Work instructions:
Restate the listing below word for word, omitting any images.

Dataset section:

** Begin **

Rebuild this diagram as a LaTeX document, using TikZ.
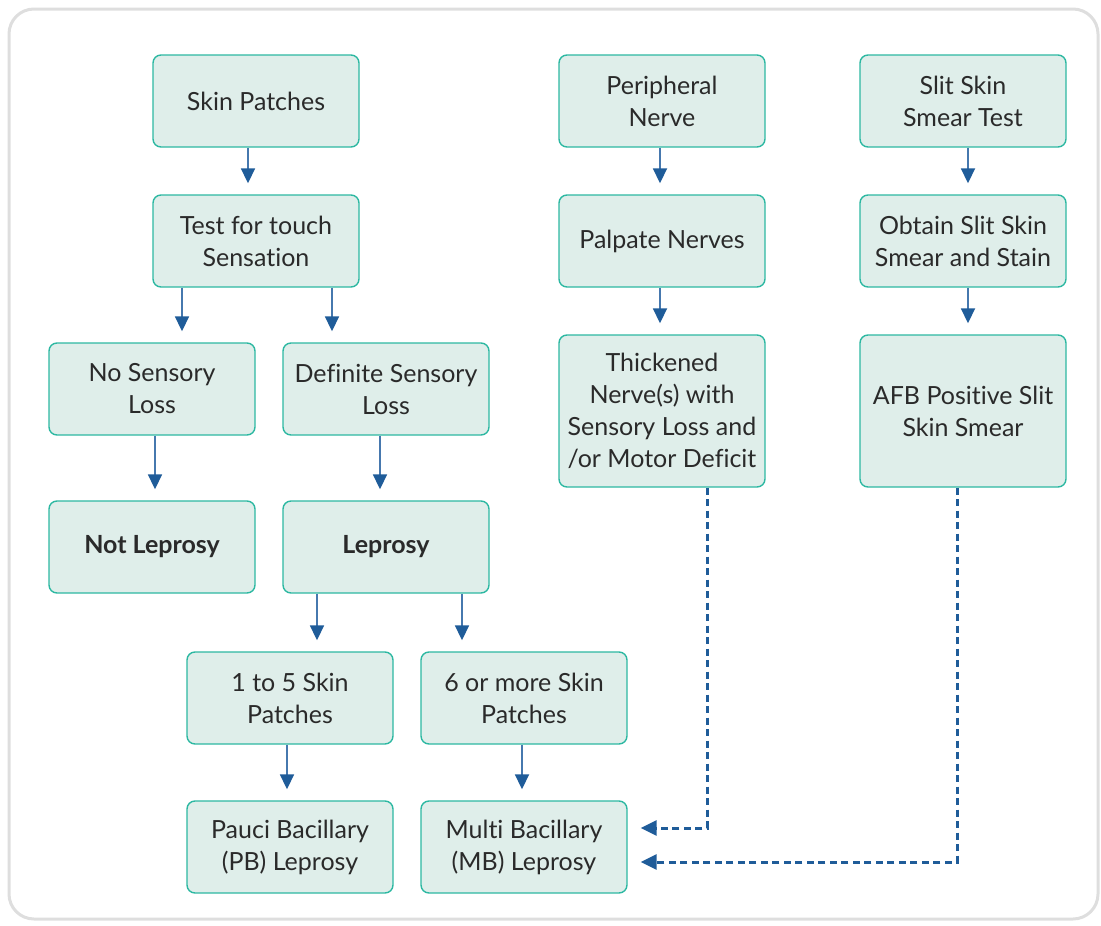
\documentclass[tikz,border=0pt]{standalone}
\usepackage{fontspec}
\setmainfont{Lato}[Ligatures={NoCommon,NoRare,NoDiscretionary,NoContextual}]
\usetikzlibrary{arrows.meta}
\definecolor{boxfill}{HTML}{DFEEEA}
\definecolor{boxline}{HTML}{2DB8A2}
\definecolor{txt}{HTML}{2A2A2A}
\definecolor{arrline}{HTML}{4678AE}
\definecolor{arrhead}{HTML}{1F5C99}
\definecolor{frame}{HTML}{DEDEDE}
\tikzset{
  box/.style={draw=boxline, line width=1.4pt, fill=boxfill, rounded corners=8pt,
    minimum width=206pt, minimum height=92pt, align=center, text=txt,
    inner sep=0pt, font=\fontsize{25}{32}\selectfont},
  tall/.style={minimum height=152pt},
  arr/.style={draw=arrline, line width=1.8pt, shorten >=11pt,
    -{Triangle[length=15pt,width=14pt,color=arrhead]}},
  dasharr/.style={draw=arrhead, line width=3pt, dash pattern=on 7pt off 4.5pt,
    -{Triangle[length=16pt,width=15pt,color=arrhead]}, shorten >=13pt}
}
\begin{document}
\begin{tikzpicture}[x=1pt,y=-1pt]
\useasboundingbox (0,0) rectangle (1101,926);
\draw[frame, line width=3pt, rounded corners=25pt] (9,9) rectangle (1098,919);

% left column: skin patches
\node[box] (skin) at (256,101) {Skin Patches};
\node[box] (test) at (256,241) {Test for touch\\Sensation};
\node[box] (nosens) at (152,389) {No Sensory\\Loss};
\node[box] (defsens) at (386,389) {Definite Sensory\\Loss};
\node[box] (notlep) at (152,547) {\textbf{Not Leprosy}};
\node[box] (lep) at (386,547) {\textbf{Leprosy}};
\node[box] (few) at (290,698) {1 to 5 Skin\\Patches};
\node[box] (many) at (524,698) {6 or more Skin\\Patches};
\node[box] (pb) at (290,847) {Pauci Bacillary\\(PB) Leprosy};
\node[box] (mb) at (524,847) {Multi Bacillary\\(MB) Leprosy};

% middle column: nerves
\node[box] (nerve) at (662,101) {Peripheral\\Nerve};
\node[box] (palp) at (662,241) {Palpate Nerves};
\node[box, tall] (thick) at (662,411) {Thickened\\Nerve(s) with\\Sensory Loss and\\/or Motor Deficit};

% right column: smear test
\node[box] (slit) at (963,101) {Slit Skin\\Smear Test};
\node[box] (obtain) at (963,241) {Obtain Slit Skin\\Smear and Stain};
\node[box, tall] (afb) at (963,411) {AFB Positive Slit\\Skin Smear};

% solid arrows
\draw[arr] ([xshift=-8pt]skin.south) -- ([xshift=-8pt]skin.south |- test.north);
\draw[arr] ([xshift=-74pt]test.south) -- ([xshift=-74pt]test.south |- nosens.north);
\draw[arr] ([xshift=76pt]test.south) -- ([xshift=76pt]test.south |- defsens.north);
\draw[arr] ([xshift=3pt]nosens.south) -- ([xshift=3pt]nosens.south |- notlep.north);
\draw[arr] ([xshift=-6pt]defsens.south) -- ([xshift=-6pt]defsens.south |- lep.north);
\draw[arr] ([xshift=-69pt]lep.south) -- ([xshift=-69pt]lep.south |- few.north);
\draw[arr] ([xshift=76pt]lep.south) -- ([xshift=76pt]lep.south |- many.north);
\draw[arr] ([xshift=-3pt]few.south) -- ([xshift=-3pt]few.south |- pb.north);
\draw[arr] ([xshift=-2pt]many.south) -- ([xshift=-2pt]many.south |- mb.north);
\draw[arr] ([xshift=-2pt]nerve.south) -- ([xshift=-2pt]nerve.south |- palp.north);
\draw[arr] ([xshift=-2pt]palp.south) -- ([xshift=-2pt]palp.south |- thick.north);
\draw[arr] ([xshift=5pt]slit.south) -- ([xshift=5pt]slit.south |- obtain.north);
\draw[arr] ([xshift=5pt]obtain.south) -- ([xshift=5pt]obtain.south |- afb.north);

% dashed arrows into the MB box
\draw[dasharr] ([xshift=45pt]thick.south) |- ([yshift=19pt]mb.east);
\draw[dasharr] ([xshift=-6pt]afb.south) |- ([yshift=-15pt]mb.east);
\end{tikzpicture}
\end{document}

** End **

Exercise result:
Rebuild this diagram as a LaTeX document, using TikZ.
\documentclass[tikz,border=0pt]{standalone}
\usepackage{fontspec}
\setmainfont{Lato}[Ligatures={NoCommon,NoRare,NoDiscretionary,NoContextual}]
\usetikzlibrary{arrows.meta}
\definecolor{boxfill}{HTML}{DFEEEA}
\definecolor{boxline}{HTML}{2DB8A2}
\definecolor{txt}{HTML}{2A2A2A}
\definecolor{arrline}{HTML}{4678AE}
\definecolor{arrhead}{HTML}{1F5C99}
\definecolor{frame}{HTML}{DEDEDE}
\tikzset{
  box/.style={draw=boxline, line width=1.4pt, fill=boxfill, rounded corners=8pt,
    minimum width=206pt, minimum height=92pt, align=center, text=txt,
    inner sep=0pt, font=\fontsize{25}{32}\selectfont},
  tall/.style={minimum height=152pt},
  arr/.style={draw=arrline, line width=1.8pt, shorten >=11pt,
    -{Triangle[length=15pt,width=14pt,color=arrhead]}},
  dasharr/.style={draw=arrhead, line width=3pt, dash pattern=on 7pt off 4.5pt,
    -{Triangle[length=16pt,width=15pt,color=arrhead]}, shorten >=13pt}
}
\begin{document}
\begin{tikzpicture}[x=1pt,y=-1pt]
\useasboundingbox (0,0) rectangle (1101,926);
\draw[frame, line width=3pt, rounded corners=25pt] (9,9) rectangle (1098,919);

% left column: skin patches
\node[box] (skin) at (256,101) {Skin Patches};
\node[box] (test) at (256,241) {Test for touch\\Sensation};
\node[box] (nosens) at (152,389) {No Sensory\\Loss};
\node[box] (defsens) at (386,389) {Definite Sensory\\Loss};
\node[box] (notlep) at (152,547) {\textbf{Not Leprosy}};
\node[box] (lep) at (386,547) {\textbf{Leprosy}};
\node[box] (few) at (290,698) {1 to 5 Skin\\Patches};
\node[box] (many) at (524,698) {6 or more Skin\\Patches};
\node[box] (pb) at (290,847) {Pauci Bacillary\\(PB) Leprosy};
\node[box] (mb) at (524,847) {Multi Bacillary\\(MB) Leprosy};

% middle column: nerves
\node[box] (nerve) at (662,101) {Peripheral\\Nerve};
\node[box] (palp) at (662,241) {Palpate Nerves};
\node[box, tall] (thick) at (662,411) {Thickened\\Nerve(s) with\\Sensory Loss and\\/or Motor Deficit};

% right column: smear test
\node[box] (slit) at (963,101) {Slit Skin\\Smear Test};
\node[box] (obtain) at (963,241) {Obtain Slit Skin\\Smear and Stain};
\node[box, tall] (afb) at (963,411) {AFB Positive Slit\\Skin Smear};

% solid arrows
\draw[arr] ([xshift=-8pt]skin.south) -- ([xshift=-8pt]skin.south |- test.north);
\draw[arr] ([xshift=-74pt]test.south) -- ([xshift=-74pt]test.south |- nosens.north);
\draw[arr] ([xshift=76pt]test.south) -- ([xshift=76pt]test.south |- defsens.north);
\draw[arr] ([xshift=3pt]nosens.south) -- ([xshift=3pt]nosens.south |- notlep.north);
\draw[arr] ([xshift=-6pt]defsens.south) -- ([xshift=-6pt]defsens.south |- lep.north);
\draw[arr] ([xshift=-69pt]lep.south) -- ([xshift=-69pt]lep.south |- few.north);
\draw[arr] ([xshift=76pt]lep.south) -- ([xshift=76pt]lep.south |- many.north);
\draw[arr] ([xshift=-3pt]few.south) -- ([xshift=-3pt]few.south |- pb.north);
\draw[arr] ([xshift=-2pt]many.south) -- ([xshift=-2pt]many.south |- mb.north);
\draw[arr] ([xshift=-2pt]nerve.south) -- ([xshift=-2pt]nerve.south |- palp.north);
\draw[arr] ([xshift=-2pt]palp.south) -- ([xshift=-2pt]palp.south |- thick.north);
\draw[arr] ([xshift=5pt]slit.south) -- ([xshift=5pt]slit.south |- obtain.north);
\draw[arr] ([xshift=5pt]obtain.south) -- ([xshift=5pt]obtain.south |- afb.north);

% dashed arrows into the MB box
\draw[dasharr] ([xshift=45pt]thick.south) |- ([yshift=19pt]mb.east);
\draw[dasharr] ([xshift=-6pt]afb.south) |- ([yshift=-15pt]mb.east);
\end{tikzpicture}
\end{document}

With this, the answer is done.